In substitution of the former permit process from Crown land collection, the Department of Environment, Land, Water and Planning operates an annual program, providing various locations of Crown land reserves as community firewood coups. For more information about the coups, visit the DEPI website:

www.depi.vic.gov.au/forestry-and-land-use/forest-management/firewood

Loddon Shire Council’s 20 year anniversary

Last Tuesday night was an opportunity to reflect on our municipality’s past, as Loddon Shire Council celebrated its 20th birthday.

I have witnessed many things change over the course of the region’s history, with one of the most significant, the amalgamation of councils to create Loddon Shire Council.

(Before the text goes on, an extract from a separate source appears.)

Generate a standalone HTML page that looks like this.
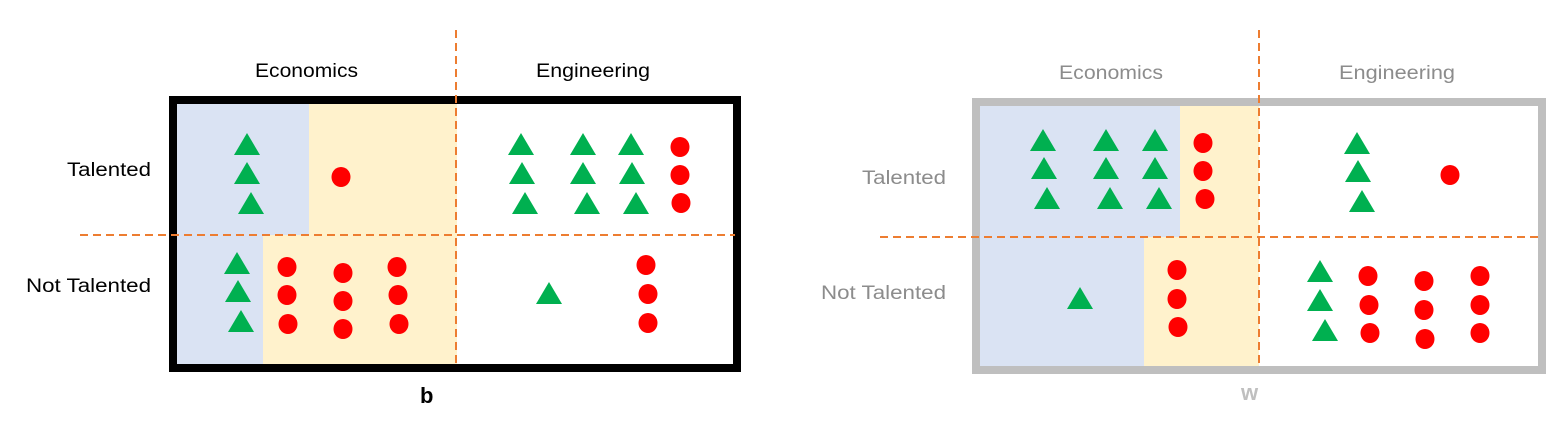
<!DOCTYPE html>
<html><head><meta charset="utf-8"><style>html,body{margin:0;padding:0;background:#fff}svg{display:block}</style></head><body>
<svg width="1568" height="426" viewBox="0 0 1568 426" xmlns="http://www.w3.org/2000/svg" font-family="Liberation Sans, sans-serif">
<defs>
<path id="t" d="M0,-11 L13,11 L-13,11 Z" fill="#00b050"/>
<ellipse id="c" rx="9.5" ry="10" fill="#ff0000"/>
</defs>
<!-- LEFT PANEL -->
<rect x="173" y="100" width="566" height="268" fill="#fff"/>
<rect x="177" y="104" width="132" height="131" fill="#dae3f3"/>
<rect x="309" y="104" width="148" height="131" fill="#fff2cc"/>
<rect x="177" y="235" width="86" height="129" fill="#dae3f3"/>
<rect x="263" y="235" width="194" height="129" fill="#fff2cc"/>
<rect x="173" y="100" width="564" height="268" fill="none" stroke="#000" stroke-width="8"/>
<line x1="456" y1="30" x2="456" y2="364" stroke="#ed7d31" stroke-width="2" stroke-dasharray="8,5"/>
<line x1="80" y1="235" x2="735" y2="235" stroke="#ed7d31" stroke-width="2" stroke-dasharray="8,5"/>
<g>
<use href="#t" x="247" y="144"/><use href="#t" x="247" y="173"/><use href="#t" x="251" y="203"/>
<use href="#c" x="341" y="177"/>
<use href="#t" x="521" y="144"/><use href="#t" x="522" y="173"/><use href="#t" x="525" y="203"/>
<use href="#t" x="583" y="144"/><use href="#t" x="583" y="173"/><use href="#t" x="587" y="203"/>
<use href="#t" x="631" y="144"/><use href="#t" x="632" y="173"/><use href="#t" x="636" y="203"/>
<use href="#c" x="680" y="147"/><use href="#c" x="680" y="175"/><use href="#c" x="681" y="203"/>
<use href="#t" x="237" y="263"/><use href="#t" x="238" y="291"/><use href="#t" x="241" y="321"/>
<use href="#c" x="287" y="267"/><use href="#c" x="287" y="295"/><use href="#c" x="288" y="324"/>
<use href="#c" x="343" y="273"/><use href="#c" x="343" y="301"/><use href="#c" x="343" y="329"/>
<use href="#c" x="397" y="267"/><use href="#c" x="398" y="295"/><use href="#c" x="399" y="324"/>
<use href="#t" x="549" y="293"/>
<use href="#c" x="646" y="265"/><use href="#c" x="648" y="294"/><use href="#c" x="648" y="323"/>
</g>
<g font-size="19" fill="#000">
<text x="255" y="77" textLength="103" lengthAdjust="spacingAndGlyphs">Economics</text>
<text x="536" y="77" textLength="114" lengthAdjust="spacingAndGlyphs">Engineering</text>
<text x="67" y="176" textLength="84" lengthAdjust="spacingAndGlyphs">Talented</text>
<text x="26" y="292" textLength="125" lengthAdjust="spacingAndGlyphs">Not Talented</text>
<text x="420" y="403" font-weight="bold" font-size="22">b</text>
</g>
<!-- RIGHT PANEL -->
<rect x="976" y="102" width="566" height="268" fill="#fff"/>
<rect x="980" y="106" width="200" height="131" fill="#dae3f3"/>
<rect x="1180" y="106" width="79" height="131" fill="#fff2cc"/>
<rect x="980" y="237" width="164" height="129" fill="#dae3f3"/>
<rect x="1144" y="237" width="115" height="129" fill="#fff2cc"/>
<rect x="976" y="102" width="566" height="268" fill="none" stroke="#bfbfbf" stroke-width="8"/>
<line x1="1259" y1="30" x2="1259" y2="366" stroke="#ed7d31" stroke-width="2" stroke-dasharray="8,5"/>
<line x1="880" y1="237" x2="1538" y2="237" stroke="#ed7d31" stroke-width="2" stroke-dasharray="8,5"/>
<g>
<use href="#t" x="1043" y="140"/><use href="#t" x="1044" y="168"/><use href="#t" x="1047" y="198"/>
<use href="#t" x="1106" y="140"/><use href="#t" x="1106" y="168"/><use href="#t" x="1110" y="198"/>
<use href="#t" x="1155" y="140"/><use href="#t" x="1155" y="168"/><use href="#t" x="1159" y="198"/>
<use href="#c" x="1203" y="143"/><use href="#c" x="1203" y="171"/><use href="#c" x="1205" y="199"/>
<use href="#t" x="1357" y="143"/><use href="#t" x="1358" y="171"/><use href="#t" x="1362" y="201"/>
<use href="#c" x="1450" y="175"/>
<use href="#t" x="1080" y="298"/>
<use href="#c" x="1177" y="270"/><use href="#c" x="1177" y="299"/><use href="#c" x="1178" y="327"/>
<use href="#t" x="1320" y="271"/><use href="#t" x="1320" y="300"/><use href="#t" x="1325" y="330"/>
<use href="#c" x="1368" y="276"/><use href="#c" x="1369" y="305"/><use href="#c" x="1370" y="333"/>
<use href="#c" x="1424" y="281"/><use href="#c" x="1424" y="310"/><use href="#c" x="1425" y="339"/>
<use href="#c" x="1480" y="276"/><use href="#c" x="1480" y="305"/><use href="#c" x="1480" y="333"/>
</g>
<g font-size="19" fill="#8c8c8c">
<text x="1059" y="79" textLength="104" lengthAdjust="spacingAndGlyphs">Economics</text>
<text x="1339" y="79" textLength="116" lengthAdjust="spacingAndGlyphs">Engineering</text>
<text x="862" y="184" textLength="84" lengthAdjust="spacingAndGlyphs">Talented</text>
<text x="821" y="299" textLength="125" lengthAdjust="spacingAndGlyphs">Not Talented</text>
<text x="1241" y="400" font-weight="bold" font-size="22" fill="#bfbfbf">w</text>
</g>
</svg>
</body></html>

Over the years we have faced many challenges, and it’s important to reflect on where we have come from.

In 1994, 210 local governments were reduced to 78, and councillors were replaced temporarily with commissioners.

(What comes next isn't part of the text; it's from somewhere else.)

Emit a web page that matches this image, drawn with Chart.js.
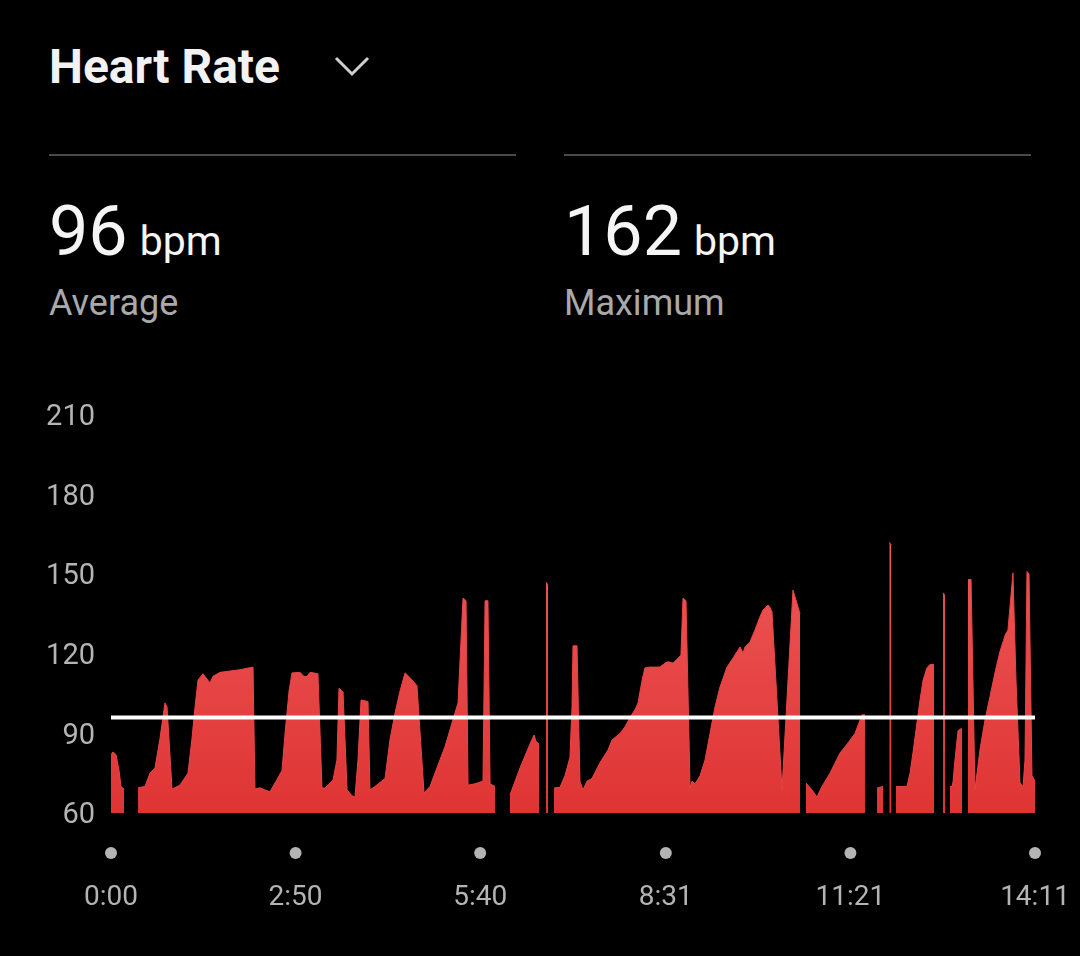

Loddon’s amalgamation included three entire councils: the Shire of Gordon, the Shire of East Loddon and the Shire of Korong, and included parts of Marong, Bet Bet and Tullaroop to form the Loddon Shire Council.

Loddon’s first financial year had a total income of $10.62 million. Today, the Council has a total budgeted income stream of $28.76 million.

Council has achieved significant milestones for its community over the years, and has been successful in bringing in state and federal money for infrastructure projects.

We have seen important community infrastructure projects come to fruition including the Tarnagulla Community Centre, the Wedderburn Community Centre, the Boort Memorial Hall, and the Pyramid Hill swimming and tennis complex.

As a Council, recreation remains at the forefront of our thinking, as we believe it is critical to the social cohesion of our community. That is the reason we have continually supported our sporting clubs through the restoration of clubrooms, our drought proofing program, our assistance with the works on our netball courts, our swimming pool upgrades, funding the allocation of water for our sporting grounds, and the purchase of mowers for Loddon’s groundkeepers.

Much of what we have done is as a result of one of our best innovations, our Community Planning Program, introduced in 2002, has led to millions of dollars’ worth of community infrastructure being built, based on the suggestions of our communities.

While we have seen many projects come to fruition as a Council, there have also been a few challenges. As a community, we have shown that we are a resilient bunch, especially after the 2011 floods. We did what we could to prosper from our adversity. Some outstanding results followed, including the $32 million local roads upgrade, the new Bridgewater Caravan Park, and the magnificent new facility at the Newbridge Recreation Reserve.

Over the years, we have achieved a great deal as Loddon Shire Council. The achievements in our community have been outstanding, and the municipality should be proud of the challenges we have overcome.

Loddon assesses its performance

Loddon Shire Council is participating in an independent market research survey for three weeks in February.

Residents may receive a household call from market research company, National Field Services.

The company has been commissioned to conduct a community satisfaction survey on behalf of Loddon Shire.

Similar surveys will be undertaken across a number of Victorian councils in the coming months.

The survey has been designed to assess the performance of Loddon Shire Council across a range of measures to identify ways to provide improvement or more effective service delivery to residents.

National Field Services will keep all details and individual responses confidential. Only the overall results will be shared with Loddon Shire Council.